Meeker limited individual contributions in '99 to $1,000, and raised $87,000. This time, he will take what the law allows--$4,000. "I'm not anticipating a lot of that," Meeker says. "But I need to be competitive with my opponent."
Too bad. A progressive candidate should be able to campaign the old-fashioned way, rejecting big-money donations and appealing to the grassroots and neighborhood interests, which is what Meeker plans. Raleigh needs a mayor, he says, who'll be a leader on development issues, and who will join the mayors of Durham, Cary and Chapel Hill in planning for future growth and transportation in the region, as Coble has not.
It is the case, however, that Coble's re-election committee is dominated by developers and folks who work for developers, notably including Lacy Reaves, the lawyer who represents the controversial Coker Towers rezoning application in central Raleigh. Coble raised $327,000 last time and it would have been more if Grant hadn't run. Look for Coble to challenge her record this year.

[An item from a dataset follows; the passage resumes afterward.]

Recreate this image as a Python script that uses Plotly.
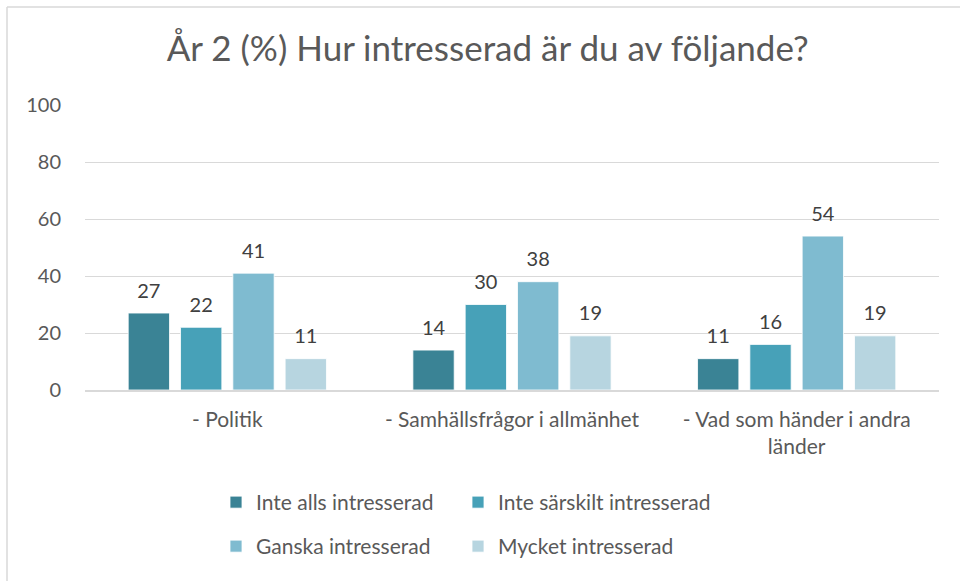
import plotly.graph_objects as go

categories = ["- Politik", "- Samhällsfrågor i allmänhet", "- Vad som händer i andra<br>länder"]
series_names = ["Inte alls intresserad", "Inte särskilt intresserad", "Ganska intresserad", "Mycket intresserad"]
inte_alls = [27, 14, 11]
inte_sarskilt = [22, 30, 16]
ganska = [41, 38, 54]
mycket = [11, 19, 19]
y_ticks = [0, 20, 40, 60, 80, 100]

series_values = [inte_alls, inte_sarskilt, ganska, mycket]
colors = ["#3A8395", "#47A1B8", "#7FBBD0", "#B7D5E0"]
legends = ["legend", "legend", "legend2", "legend2"]
legend_widths = [197, 280, 197, 280]

FONT = "Lato, 'Open Sans', sans-serif"

fig = go.Figure()
for i, (name, vals, col, lg, lw) in enumerate(zip(series_names, series_values, colors, legends, legend_widths)):
    fig.add_trace(go.Bar(
        x=categories, y=vals, name=name,
        marker=dict(color=col, line=dict(color="white", width=0.8)),
        legend=lg, legendwidth=lw, offsetgroup=str(i),
    ))
# value labels, grouped the same way as the bars
for i, vals in enumerate(series_values):
    fig.add_trace(go.Scatter(
        x=categories, y=vals, text=[str(v) for v in vals],
        mode="markers+text", textposition="top center",
        marker=dict(size=15, opacity=0), orientation="v",
        textfont=dict(family=FONT, size=20, color="#404040"),
        showlegend=False, hoverinfo="skip", cliponaxis=False,
        offsetgroup=str(i),
    ))

W, H = 960, 581
L, R, T, B = 85, 21, 105, 191
pw, ph = W - L - R, H - T - B

def px_x(px):
    return (px - L) / pw

def px_y(py):
    return (H - B - py) / ph

fig.update_layout(
    width=W, height=H,
    margin=dict(l=L, r=R, t=T, b=B),
    paper_bgcolor="white", plot_bgcolor="white",
    barmode="group", bargap=0.265, bargroupgap=0.21,
    scattermode="group", scattergap=0.265,
    font=dict(family=FONT, color="#595959", size=21),
    title=dict(text="År 2 (%) Hur intresserad är du av följande?",
               x=0.508, xanchor="center", y=1 - 49 / H, yanchor="middle",
               font=dict(family=FONT, size=35, color="#595959")),
    yaxis=dict(range=[0, 100], tickvals=y_ticks, showgrid=True, gridcolor="#D9D9D9",
               gridwidth=1, zeroline=False, showline=False, ticks="",
               ticklabelstandoff=23, tickfont=dict(size=20, color="#595959")),
    xaxis=dict(showline=True, linecolor="#D9D9D9", linewidth=1.5, ticks="",
               ticklabelstandoff=10, tickfont=dict(size=21, color="#595959")),
    legend=dict(orientation="h", x=px_x(216), xanchor="left", y=px_y(482), yanchor="top",
                entrywidthmode="pixels", font=dict(size=21, color="#595959"),
                bgcolor="rgba(0,0,0,0)", traceorder="normal"),
    legend2=dict(orientation="h", x=px_x(216), xanchor="left", y=px_y(526), yanchor="top",
                 entrywidthmode="pixels", font=dict(size=21, color="#595959"),
                 bgcolor="rgba(0,0,0,0)", traceorder="normal"),
    shapes=[
        dict(type="line", xref="paper", yref="paper", x0=px_x(7), x1=px_x(7),
             y0=px_y(7), y1=px_y(600), line=dict(color="#D9D9D9", width=1.5)),
        dict(type="line", xref="paper", yref="paper", x0=px_x(7), x1=px_x(1000),
             y0=px_y(7), y1=px_y(7), line=dict(color="#D9D9D9", width=1.5)),
    ],
)

fig.write_html("out.html", config={"displayModeBar": False},
               post_script="document.body.style.margin='0';")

Meeker, at least, is repeating his pledge not to take money from anyone who does regular business with the city--developers and their lawyers, for instance. But he was stung last time by Fanjul's assertion that, as between the two progressive candidates, she was running a professional campaign and could win, and he wasn't and couldn't. This time, Meeker wants to keep other candidates from splitting his vote by sending an early and forceful message: He'll do what it takes.